The question for us is are we willing to lock eyes with Him, and trust His positioning and timing?

And please know I don’t share this from the other side. Honestly, I’m wrestling a lot with what it looks like to choose to walk in silent obedience. I have often been seen as a man who has lots of wisdom, knowledge, and discernment. I wrestle with knowing when to share and when to be silent. I wrestle with when to offer a solution and when to just listen. 

I can also wrestle to choose obedience without grumbling. 

I’ve spent the first two weeks here in Guatemala doing almost all of our construction. I feel incredibly unqualified. The extent of my construction knowledge comes from watching my dad, having a logical mind, and working a few years at a church where I occasionally had to fix things.

Yet, I am the only one on the property who knows how to do this kind of work.

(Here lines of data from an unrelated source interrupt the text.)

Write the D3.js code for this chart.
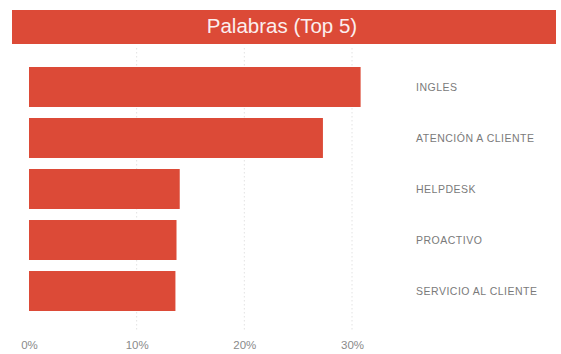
<!DOCTYPE html>
<html>
<head>
<meta charset="utf-8">
<script src="https://cdn.jsdelivr.net/npm/d3@7"></script>
<style>
  html, body { margin: 0; padding: 0; background: #fff; }
  svg { display: block; }
</style>
</head>
<body>
<svg id="chart" width="561" height="354"></svg>
<script>
// Top-5 keywords and their share
const categories = ["INGLES", "ATENCIÓN A CLIENTE", "HELPDESK", "PROACTIVO", "SERVICIO AL CLIENTE"];
const shares = [0.308, 0.273, 0.140, 0.137, 0.136];
const tickValues = [0, 0.1, 0.2, 0.3];
const title = "Palabras (Top 5)";

const red = "#dc4a37";
const font = "Liberation Sans, Arial, sans-serif";
const svg = d3.select("#chart");

// Title banner
svg.append("rect")
  .attr("x", 12).attr("y", 10).attr("width", 544).attr("height", 34)
  .attr("fill", red);
svg.append("text")
  .attr("x", 282).attr("y", 25)
  .attr("text-anchor", "middle").attr("dominant-baseline", "central")
  .attr("font-family", font)
  .attr("font-size", 20.5)
  .attr("fill", "#fbeeee")
  .text(title);

// Scales
const x = d3.scaleLinear().domain([0, 0.3]).range([29, 352]);
const y = d3.scaleBand().domain(categories).range([67, 311]).paddingInner(0.216).paddingOuter(0);

// Dotted gridlines
svg.append("g").selectAll("line")
  .data(tickValues.filter(d => d > 0))
  .join("line")
  .attr("x1", d => x(d)).attr("x2", d => x(d))
  .attr("y1", 48).attr("y2", 330)
  .attr("stroke", "#e2e2e2").attr("stroke-width", 1)
  .attr("stroke-dasharray", "1.5,2.5");

// Bars
svg.append("g").selectAll("rect")
  .data(categories)
  .join("rect")
  .attr("x", x(0))
  .attr("y", d => y(d))
  .attr("width", (d, i) => x(shares[i]) - x(0))
  .attr("height", y.bandwidth())
  .attr("fill", red);

// Category labels on the right
svg.append("g").selectAll("text")
  .data(categories)
  .join("text")
  .attr("x", 416)
  .attr("y", d => y(d) + y.bandwidth() / 2)
  .attr("dominant-baseline", "central")
  .attr("font-family", font)
  .attr("font-size", 10.5)
  .attr("letter-spacing", 0.5)
  .attr("fill", "#7a7a7a")
  .text(d => d);

// Bottom axis
const axis = d3.axisBottom(x)
  .tickValues(tickValues)
  .tickFormat(d3.format(".0%"))
  .tickSize(0).tickPadding(0);
const gx = svg.append("g").attr("transform", "translate(0,341)").call(axis);
gx.select(".domain").remove();
gx.selectAll("text")
  .attr("font-family", font)
  .attr("font-size", 11.5)
  .attr("fill", "#8a8a8a");
</script>
</body>
</html>
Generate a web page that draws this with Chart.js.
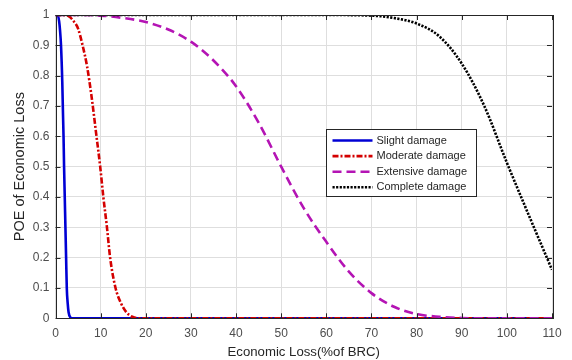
<!DOCTYPE html>
<html lang="en">
<head>
    <meta charset="UTF-8">
    <style>
        * { margin: 0; padding: 0; box-sizing: border-box; }
        body { background: #ffffff; font-family: "Liberation Sans", Arial, sans-serif; }
        .chart-box { width: 572px; height: 360px; position: relative; }
    </style>
</head>
<body>
    <div class="chart-box">
        <canvas id="lossChart"></canvas>
    </div>

    <script src="https://cdn.jsdelivr.net/npm/chart.js"></script>
    <script>
        // Probability of exceedance of economic loss, per damage state
        const slightX = [0, 0.5, 0.8, 1.0, 1.22, 1.5, 1.65, 1.78, 1.9, 2.05, 2.2, 2.35, 2.5, 2.7, 2.9, 3.3, 3.7, 110];
        const slightY = [1, 0.998, 0.98, 0.95, 0.9, 0.78, 0.68, 0.6, 0.5, 0.4, 0.3, 0.2, 0.1, 0.05, 0.02, 0.003, 0, 0];

        const moderateX = [0, 2, 3, 4, 5, 6, 7, 8, 9, 9.9, 10.6, 11.4, 12.1, 13.3, 14.5, 15.7, 17, 18.5, 110];
        const moderateY = [1, 1, 0.995, 0.98, 0.955, 0.9, 0.83, 0.73, 0.61, 0.5, 0.4, 0.3, 0.2, 0.1, 0.05, 0.02, 0.005, 0, 0];

        const extensiveX = [0, 5, 10, 15, 20, 25, 30, 35, 40, 45, 50, 55, 60, 65, 70, 75, 80, 85, 90, 95, 110];
        const extensiveY = [1, 1, 0.998, 0.99, 0.977, 0.952, 0.912, 0.85, 0.765, 0.645, 0.5, 0.363, 0.252, 0.154, 0.083, 0.038, 0.014, 0.005, 0.001, 0, 0];

        const completeX = [0, 60, 70, 75, 80, 85, 90, 95, 100, 105, 110];
        const completeY = [1, 1, 0.998, 0.99, 0.972, 0.93, 0.84, 0.70, 0.513, 0.335, 0.16];

        const seriesNames = ["Slight damage", "Moderate damage", "Extensive damage", "Complete damage"];

        const toPoints = (xs, ys) => xs.map((x, i) => ({ x: x, y: ys[i] }));

        const axisColor = "#262626";
        const tickColor = "#4d4d4d";
        const gridColor = "#dedede";
        const fontFamily = "'Liberation Sans', Arial, sans-serif";

        // box around the plot, inward tick marks and the inset legend
        const matlabFrame = {
            id: "matlabFrame",
            afterDatasetsDraw(chart) {
                const ctx = chart.ctx;
                const area = chart.chartArea;
                const xs = chart.scales.x;
                const ys = chart.scales.y;
                ctx.save();
                ctx.strokeStyle = axisColor;
                ctx.lineWidth = 1;
                ctx.setLineDash([]);
                ctx.beginPath();
                xs.ticks.forEach(t => {
                    const px = Math.round(xs.getPixelForValue(t.value)) + 0.5;
                    ctx.moveTo(px, area.bottom);
                    ctx.lineTo(px, area.bottom - 5);
                    ctx.moveTo(px, area.top);
                    ctx.lineTo(px, area.top + 5);
                });
                ys.ticks.forEach(t => {
                    const py = Math.round(ys.getPixelForValue(t.value)) + 0.5;
                    ctx.moveTo(area.left, py);
                    ctx.lineTo(area.left + 5, py);
                    ctx.moveTo(area.right, py);
                    ctx.lineTo(area.right - 5, py);
                });
                ctx.stroke();
                ctx.strokeRect(Math.round(area.left) + 0.5, Math.round(area.top) + 0.5,
                    Math.round(area.right - area.left), Math.round(area.bottom - area.top));

                // legend
                const lx = 326.5, ly = 129.5, lw = 150, lh = 67;
                ctx.fillStyle = "#ffffff";
                ctx.fillRect(lx, ly, lw, lh);
                ctx.strokeStyle = axisColor;
                ctx.strokeRect(lx, ly, lw, lh);
                ctx.font = "11px " + fontFamily;
                ctx.textBaseline = "middle";
                chart.data.datasets.forEach((ds, i) => {
                    const rowY = ly + 11 + i * 15.6;
                    ctx.strokeStyle = ds.borderColor;
                    ctx.lineWidth = ds.borderWidth;
                    ctx.setLineDash(ds.borderDash || []);
                    ctx.beginPath();
                    ctx.moveTo(lx + 6, rowY);
                    ctx.lineTo(lx + 46, rowY);
                    ctx.stroke();
                    ctx.setLineDash([]);
                    ctx.fillStyle = axisColor;
                    ctx.fillText(ds.label, lx + 50, rowY);
                });
                ctx.restore();
            }
        };

        new Chart("lossChart", {
            type: "line",
            data: {
                datasets: [
                    {
                        label: seriesNames[0],
                        data: toPoints(slightX, slightY),
                        borderColor: "#0000d4",
                        borderWidth: 2.6,
                        order: 4
                    },
                    {
                        label: seriesNames[1],
                        data: toPoints(moderateX, moderateY),
                        borderColor: "#d40000",
                        borderWidth: 2.6,
                        borderDash: [6, 2, 2, 2],
                        order: 3
                    },
                    {
                        label: seriesNames[2],
                        data: toPoints(extensiveX, extensiveY),
                        borderColor: "#b414b4",
                        borderWidth: 2.6,
                        borderDash: [9, 5],
                        order: 2
                    },
                    {
                        label: seriesNames[3],
                        data: toPoints(completeX, completeY),
                        borderColor: "#000000",
                        borderWidth: 2.6,
                        borderDash: [2.2, 1.4],
                        order: 1
                    }
                ]
            },
            options: {
                responsive: true,
                maintainAspectRatio: false,
                animation: false,
                layout: { padding: { top: 15, right: 20, left: 0, bottom: 0 } },
                elements: {
                    point: { radius: 0 },
                    line: { cubicInterpolationMode: "monotone", fill: false }
                },
                plugins: {
                    legend: { display: false },
                    tooltip: { enabled: false }
                },
                scales: {
                    x: {
                        type: "linear",
                        min: 0,
                        max: 110,
                        ticks: {
                            stepSize: 10,
                            color: tickColor,
                            font: { family: fontFamily, size: 12 },
                            padding: 8,
                            maxRotation: 0
                        },
                        grid: { color: gridColor, drawTicks: false },
                        border: { display: false },
                        title: {
                            display: true,
                            text: "Economic Loss(%of BRC)",
                            color: axisColor,
                            font: { family: fontFamily, size: 13.2 },
                            padding: { top: 0, bottom: 0 }
                        },
                        afterFit: scale => { scale.height = 41.7; }
                    },
                    y: {
                        type: "linear",
                        min: 0,
                        max: 1,
                        ticks: {
                            stepSize: 0.1,
                            color: tickColor,
                            font: { family: fontFamily, size: 12 },
                            padding: 6,
                            callback: v => String(Number(v.toFixed(1)))
                        },
                        grid: { color: gridColor, drawTicks: false },
                        border: { display: false },
                        title: {
                            display: true,
                            text: "POE of Economic Loss",
                            color: axisColor,
                            font: { family: fontFamily, size: 14.5 },
                            padding: { top: 11, bottom: 2 }
                        },
                        afterFit: scale => { scale.width = 55.5; }
                    }
                }
            },
            plugins: [matlabFrame]
        });
    </script>
</body>
</html>
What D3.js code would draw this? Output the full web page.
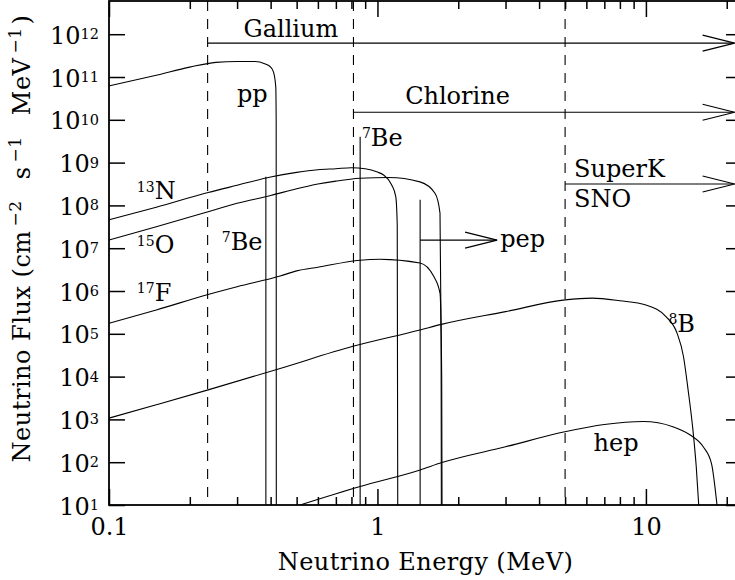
<!DOCTYPE html>
<html>
<head>
<meta charset="utf-8">
<script src="https://d3js.org/d3.v7.min.js"></script>
<style>
  body { margin: 0; background: #fff; }
  svg { display: block; font-family: "DejaVu Serif", serif; }
  text { fill: #000; }
</style>
</head>
<body>
<svg id="chart" width="735" height="580"></svg>
<script>
// energies in MeV, continuum fluxes in cm^-2 s^-1 MeV^-1, lines in cm^-2 s^-1
const ppE  = [0.1, 0.15, 0.2, 0.25, 0.3, 0.35, 0.38, 0.40, 0.41, 0.418, 0.4195, 0.42];
const ppF  = [6.2e10, 1.1e11, 1.7e11, 2.2e11, 2.3e11, 2.3e11, 2.05e11, 1.7e11, 1.3e11, 5.9e10, 1e10, 10];

const n13E = [0.1, 0.15, 0.234, 0.3, 0.4, 0.5, 0.6, 0.7, 0.8, 0.9, 1.0, 1.05, 1.13, 1.17, 1.185, 1.19];
const n13F = [4.6e7, 9.1e7, 2.0e8, 2.95e8, 4.6e8, 5.9e8, 6.8e8, 7.2e8, 7.6e8, 7.2e8, 6.0e8, 5.2e8, 3.0e8, 1.6e8, 3.5e7, 10];

const o15E = [0.1, 0.15, 0.234, 0.3, 0.4, 0.5, 0.6, 0.7, 0.86, 1.1, 1.44, 1.64, 1.71, 1.726, 1.73];
const o15F = [1.55e7, 3.16e7, 7.1e7, 1.12e8, 1.7e8, 2.45e8, 3.16e8, 3.7e8, 4.3e8, 4.5e8, 3.55e8, 1.9e8, 6.6e7, 1e5, 10];

const f17E = [0.1, 0.15, 0.234, 0.3, 0.434, 0.5, 0.6, 0.862, 1.02, 1.44, 1.62, 1.71, 1.735, 1.74];
const f17F = [1.76e5, 3.6e5, 8.3e5, 1.26e6, 2.24e6, 2.95e6, 3.6e6, 5.25e6, 5.5e6, 4.5e6, 2.2e6, 8.9e5, 1e4, 10];

const b8E  = [0.1, 0.15, 0.234, 0.434, 0.81, 1.44, 1.73, 3, 5, 6.3, 8, 10, 11.9, 13.05, 13.8, 14.36, 14.97, 15.4, 15.73];
const b8F  = [1.07e3, 2.2e3, 4.9e3, 1.55e4, 5.1e4, 1.23e5, 1.66e5, 3.3e5, 6.2e5, 6.8e5, 5.9e5, 4.7e5, 2.5e5, 1.05e5, 2.95e4, 4.9e3, 560, 78, 10];

const hepE = [0.515, 0.862, 1.442, 1.737, 3, 4.99, 7, 9.77, 12.6, 14.58, 16.35, 17.55, 18.4];
const hepF = [10, 27, 66, 98, 229, 513, 759, 891, 676, 437, 229, 93, 10];

// line sources
const lineE = [0.384, 0.862, 1.442];   // 7Be, 7Be, pep
const lineF = [4.7e8, 4.0e9, 1.35e8];

// detector thresholds and their arrows
const detectors   = ['Gallium', 'Chlorine', 'SuperK'];
const thresholdE  = [0.233, 0.814, 5.0];
const detectorF   = [6.2e11, 1.5e10, 3.16e8];
const arrowEndE   = 21.4;
const pepArrow    = {fromE: 1.442, toE: 2.79, F: 1.55e7};

// axes
const xMajor = [0.1, 1, 10];
const xMinor = [0.2, 0.3, 0.4, 0.5, 0.6, 0.7, 0.8, 0.9, 2, 3, 4, 5, 6, 7, 8, 9, 20];
const xLabels = ['0.1', '1', '10'];
const yExp = [1, 2, 3, 4, 5, 6, 7, 8, 9, 10, 11, 12];

const svg = d3.select('#chart');
const L = 109, R = 742, T = 1, B = 505;

const x = d3.scaleLog().domain([0.1, 22.8]).range([L, R]);
const y = d3.scaleLog().domain([10, 5.97e12]).range([B, T]);

svg.append('clipPath').attr('id', 'plot')
    .append('rect').attr('x', L).attr('y', T).attr('width', R - L).attr('height', B - T);

const plot = svg.append('g').attr('clip-path', 'url(#plot)');

// spectra
const spectra = [[ppE, ppF], [n13E, n13F], [o15E, o15F], [f17E, f17F], [b8E, b8F], [hepE, hepF]];
const line = d3.line()
    .x(d => x(d[0]))
    .y(d => y(d[1]))
    .curve(d3.curveMonotoneX);

plot.selectAll('path.spec')
    .data(spectra.map(s => d3.zip(s[0], s[1])))
    .join('path')
    .attr('class', 'spec')
    .attr('d', line)
    .attr('fill', 'none')
    .attr('stroke', '#000')
    .attr('stroke-width', 1.1);

// monochromatic lines
plot.selectAll('line.mono')
    .data(d3.zip(lineE, lineF))
    .join('line')
    .attr('x1', d => x(d[0])).attr('x2', d => x(d[0]))
    .attr('y1', y(10)).attr('y2', d => y(d[1]))
    .attr('stroke', '#000')
    .attr('stroke-width', 1.1);

// thresholds
plot.selectAll('line.thr')
    .data(thresholdE)
    .join('line')
    .attr('x1', d => x(d)).attr('x2', d => x(d))
    .attr('y1', T).attr('y2', B)
    .attr('stroke', '#000')
    .attr('stroke-width', 1.1)
    .attr('stroke-dasharray', '10,8');

// arrows
function arrow(e0, e1, f) {
    const yy = y(f), x0 = x(e0), x1 = x(e1);
    plot.append('line')
        .attr('x1', x0).attr('x2', x1).attr('y1', yy).attr('y2', yy)
        .attr('stroke', '#000').attr('stroke-width', 1.2);
    plot.append('path')
        .attr('d', `M${x1 - 32},${yy - 8}L${x1},${yy}L${x1 - 32},${yy + 8}`)
        .attr('fill', 'none').attr('stroke', '#000').attr('stroke-width', 1.2);
}
thresholdE.forEach((e, i) => arrow(e, arrowEndE, detectorF[i]));
arrow(pepArrow.fromE, pepArrow.toE, pepArrow.F);

// ticks
function styleAxis(g) {
    g.select('.domain').remove();
    g.attr('font-family', null).attr('font-size', null);
    g.selectAll('line').attr('stroke', '#000').attr('stroke-width', 1.5);
}
svg.append('g').attr('transform', `translate(0,${B})`)
    .call(d3.axisBottom(x).tickValues(xMajor).tickSize(-16).tickPadding(13)
        .tickFormat((d, i) => xLabels[i]))
    .call(styleAxis)
    .selectAll('text').attr('font-size', 24);
svg.append('g').attr('transform', `translate(0,${B})`)
    .call(d3.axisBottom(x).tickValues(xMinor).tickSize(-8).tickFormat(''))
    .call(styleAxis);
svg.append('g').attr('transform', `translate(0,${T})`)
    .call(d3.axisTop(x).tickValues(xMajor).tickSize(-16).tickFormat(''))
    .call(styleAxis);
svg.append('g').attr('transform', `translate(0,${T})`)
    .call(d3.axisTop(x).tickValues(xMinor).tickSize(-8).tickFormat(''))
    .call(styleAxis);
svg.append('g').attr('transform', `translate(${L},0)`)
    .call(d3.axisLeft(y).tickValues(yExp.map(e => Math.pow(10, e))).tickSize(-16).tickFormat(''))
    .call(styleAxis);
svg.append('g').attr('transform', `translate(${R},0)`)
    .call(d3.axisRight(y).tickValues(yExp.map(e => Math.pow(10, e))).tickSize(-16).tickFormat(''))
    .call(styleAxis);

// y tick labels 10^n
const yl = svg.append('g').selectAll('text')
    .data(yExp)
    .join('text')
    .attr('x', 99)
    .attr('y', d => y(Math.pow(10, d)) + 9.5)
    .attr('text-anchor', 'end');
yl.append('tspan').attr('font-size', 24).text('10');
yl.append('tspan').attr('font-size', 14.5).attr('dy', -4.5).text(d => d);

// frame
svg.append('rect')
    .attr('x', L).attr('y', T).attr('width', R - L).attr('height', B - T)
    .attr('fill', 'none').attr('stroke', '#000').attr('stroke-width', 1.8);

// axis titles
svg.append('text')
    .attr('x', (L + R) / 2).attr('y', 570)
    .attr('text-anchor', 'middle')
    .attr('font-size', 24)
    .attr('letter-spacing', 0.4)
    .text('Neutrino Energy (MeV)');

const yt = svg.append('text')
    .attr('transform', 'translate(30,238.5) rotate(-90)')
    .attr('text-anchor', 'middle')
    .attr('font-size', 24)
    .attr('letter-spacing', 0.5);
[['Neutrino Flux (cm', 0], ['\u22122', 1], [' s', 0], ['\u22121', 1], [' MeV', 0], ['\u22121', 1], [')', 0]]
    .forEach(([t, sup], i, arr) => {
        const ts = yt.append('tspan').text(t);
        if (sup) ts.attr('font-size', 17).attr('dy', -9).attr('dx', 4);
        else if (i > 0 && arr[i - 1][1]) ts.attr('dy', 9).attr('dx', t === ')' ? 3 : 13);
    });

// annotations: [E, flux at baseline, superscript, text]
const notes = [
    [0.317, 8.7e11, '', 'Gallium'],
    [1.268, 2.34e10, '', 'Chlorine'],
    [5.40, 4.7e8, '', 'SuperK'],
    [5.40, 9.3e7, '', 'SNO'],
    [0.2995, 2.6e10, '', 'pp'],
    [0.127, 1.38e8, '13', 'N'],
    [0.127, 7.6e6, '15', 'O'],
    [0.127, 5.9e5, '17', 'F'],
    [0.263, 9.1e6, '7', 'Be'],
    [0.875, 2.48e9, '7', 'Be'],
    [2.865, 1.08e7, '', 'pep'],
    [12.13, 1.12e5, '8', 'B'],
    [6.38, 186, '', 'hep']
];
const nt = svg.append('g').selectAll('text')
    .data(notes)
    .join('text')
    .attr('x', d => x(d[0]))
    .attr('y', d => y(d[1]))
    .attr('font-size', 24);
nt.filter(d => d[2]).append('tspan').attr('font-size', 14).attr('dy', -7.5).text(d => d[2]);
nt.append('tspan').attr('dy', d => d[2] ? 7.5 : 0).text(d => d[3]);
</script>
</body>
</html>
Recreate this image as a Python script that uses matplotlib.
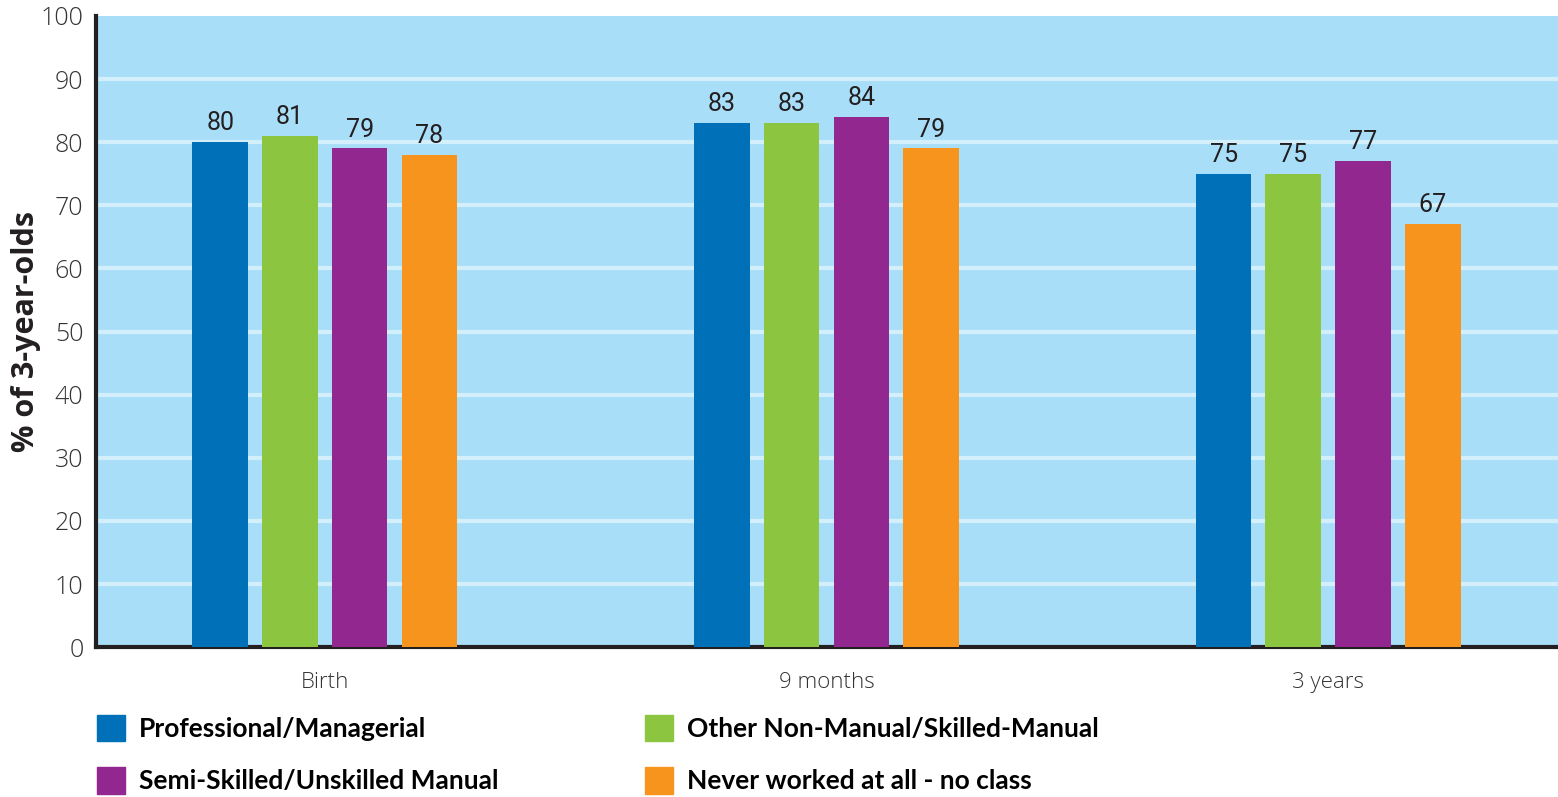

I have found a lot of joy in getting to see practical fruit of my labor. I’ve been able to build and hang 2 doors. I’ve been able to teach our host, Juan, how to better hold things together. It’s been really beautiful. 

But last night I absolutely fell into grumbling. A door that I didn’t build (it was already here when we got here) fell. It was our only bathroom door. It needed to be fixed immediately. I walked over only to find that the door was built really poorly. Not only was I going to have to fix it, I was going to have to completely undo everything that was originally done. It wasn’t anchored into the wall at all. It had been held just by nails going into cinderblock. I gave up my entire night (4 hours) to fix this thing. But while I chose obedience, I absolutely had a grumbling spirit while doing it.

So, I don’t say this as if I have it all figured out.

What does choosing joyful/worshipful obedience look like to you? What would it look like for you to believe that your role really is to simply lock eyes with the Father and watch Him take the dragon down? What would it take for you to really trust His timing and positioning in firing that arrow? What would it look like for you to stop asking if He is for you and start asking if you are for Him?